## SET PROBLEM
Drop the pictures, then extract the listing word for word.

## DATASET SECTION
--- START ---

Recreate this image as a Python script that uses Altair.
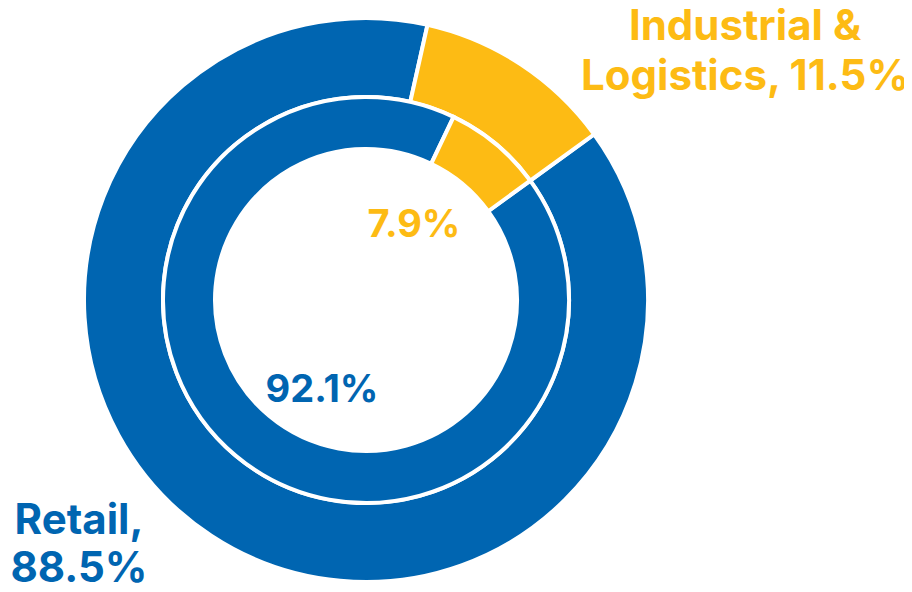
import altair as alt
import pandas as pd

segments = ["Retail", "Industrial & Logistics"]
outer_values = [88.5, 11.5]
inner_values = [92.1, 7.9]
colors = ["#0065B1", "#FDBB14"]

outer_labels = ["Retail,\n88.5%", "Industrial &\nLogistics, 11.5%"]
inner_labels = ["92.1%", "7.9%"]

outer_df = pd.DataFrame({"segment": segments, "value": outer_values, "order": [0, 1]})
inner_df = pd.DataFrame({"segment": segments, "value": inner_values, "order": [0, 1]})

START = 0.9425  # 54 degrees
theta_scale = alt.Scale(domain=[0, 100], range=[START, START + 6.28319])
color_scale = alt.Scale(domain=segments, range=colors)

CX, CY = 358, 292

outer = alt.Chart(outer_df).mark_arc(
    outerRadius=282, innerRadius=203, stroke="white", strokeWidth=4
).encode(
    theta=alt.Theta("value:Q", stack=True, scale=theta_scale),
    color=alt.Color("segment:N", scale=color_scale, legend=None),
    order=alt.Order("order:Q"),
    x=alt.value(CX), y=alt.value(CY),
)

inner = alt.Chart(inner_df).mark_arc(
    outerRadius=203, innerRadius=151, stroke="white", strokeWidth=4
).encode(
    theta=alt.Theta("value:Q", stack=True, scale=theta_scale),
    color=alt.Color("segment:N", scale=color_scale, legend=None),
    order=alt.Order("order:Q"),
    x=alt.value(CX), y=alt.value(CY),
)

lab_font = "Inter"

ind_label = alt.Chart(pd.DataFrame({"t": [outer_labels[1]]})).mark_text(
    font=lab_font, fontSize=42, fontWeight="bold", color=colors[1],
    lineBreak="\n", lineHeight=50, align="center", baseline="alphabetic"
).encode(text="t:N", x=alt.value(737), y=alt.value(32))

ret_label = alt.Chart(pd.DataFrame({"t": [outer_labels[0]]})).mark_text(
    font=lab_font, fontSize=42, fontWeight="bold", color=colors[0],
    lineBreak="\n", lineHeight=48, align="center", baseline="alphabetic"
).encode(text="t:N", x=alt.value(71), y=alt.value(526))

in_ind = alt.Chart(pd.DataFrame({"t": [inner_labels[1]]})).mark_text(
    font=lab_font, fontSize=38, fontWeight="bold", color=colors[1],
    align="center", baseline="alphabetic"
).encode(text="t:N", x=alt.value(406), y=alt.value(229))

in_ret = alt.Chart(pd.DataFrame({"t": [inner_labels[0]]})).mark_text(
    font=lab_font, fontSize=38, fontWeight="bold", color=colors[0],
    align="center", baseline="alphabetic"
).encode(text="t:N", x=alt.value(314), y=alt.value(394))

chart = alt.layer(outer, inner, ind_label, ret_label, in_ind, in_ret).properties(
    width=896, height=576, padding=0, autosize=alt.AutoSizeParams(type="none")
).configure_view(stroke=None)

chart.save("out.html", embed_options={"renderer": "svg", "actions": False})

--- END ---

## ANSWER BELOW
Recreate this image as a Python script that uses Altair.
import altair as alt
import pandas as pd

segments = ["Retail", "Industrial & Logistics"]
outer_values = [88.5, 11.5]
inner_values = [92.1, 7.9]
colors = ["#0065B1", "#FDBB14"]

outer_labels = ["Retail,\n88.5%", "Industrial &\nLogistics, 11.5%"]
inner_labels = ["92.1%", "7.9%"]

outer_df = pd.DataFrame({"segment": segments, "value": outer_values, "order": [0, 1]})
inner_df = pd.DataFrame({"segment": segments, "value": inner_values, "order": [0, 1]})

START = 0.9425  # 54 degrees
theta_scale = alt.Scale(domain=[0, 100], range=[START, START + 6.28319])
color_scale = alt.Scale(domain=segments, range=colors)

CX, CY = 358, 292

outer = alt.Chart(outer_df).mark_arc(
    outerRadius=282, innerRadius=203, stroke="white", strokeWidth=4
).encode(
    theta=alt.Theta("value:Q", stack=True, scale=theta_scale),
    color=alt.Color("segment:N", scale=color_scale, legend=None),
    order=alt.Order("order:Q"),
    x=alt.value(CX), y=alt.value(CY),
)

inner = alt.Chart(inner_df).mark_arc(
    outerRadius=203, innerRadius=151, stroke="white", strokeWidth=4
).encode(
    theta=alt.Theta("value:Q", stack=True, scale=theta_scale),
    color=alt.Color("segment:N", scale=color_scale, legend=None),
    order=alt.Order("order:Q"),
    x=alt.value(CX), y=alt.value(CY),
)

lab_font = "Inter"

ind_label = alt.Chart(pd.DataFrame({"t": [outer_labels[1]]})).mark_text(
    font=lab_font, fontSize=42, fontWeight="bold", color=colors[1],
    lineBreak="\n", lineHeight=50, align="center", baseline="alphabetic"
).encode(text="t:N", x=alt.value(737), y=alt.value(32))

ret_label = alt.Chart(pd.DataFrame({"t": [outer_labels[0]]})).mark_text(
    font=lab_font, fontSize=42, fontWeight="bold", color=colors[0],
    lineBreak="\n", lineHeight=48, align="center", baseline="alphabetic"
).encode(text="t:N", x=alt.value(71), y=alt.value(526))

in_ind = alt.Chart(pd.DataFrame({"t": [inner_labels[1]]})).mark_text(
    font=lab_font, fontSize=38, fontWeight="bold", color=colors[1],
    align="center", baseline="alphabetic"
).encode(text="t:N", x=alt.value(406), y=alt.value(229))

in_ret = alt.Chart(pd.DataFrame({"t": [inner_labels[0]]})).mark_text(
    font=lab_font, fontSize=38, fontWeight="bold", color=colors[0],
    align="center", baseline="alphabetic"
).encode(text="t:N", x=alt.value(314), y=alt.value(394))

chart = alt.layer(outer, inner, ind_label, ret_label, in_ind, in_ret).properties(
    width=896, height=576, padding=0, autosize=alt.AutoSizeParams(type="none")
).configure_view(stroke=None)

chart.save("out.html", embed_options={"renderer": "svg", "actions": False})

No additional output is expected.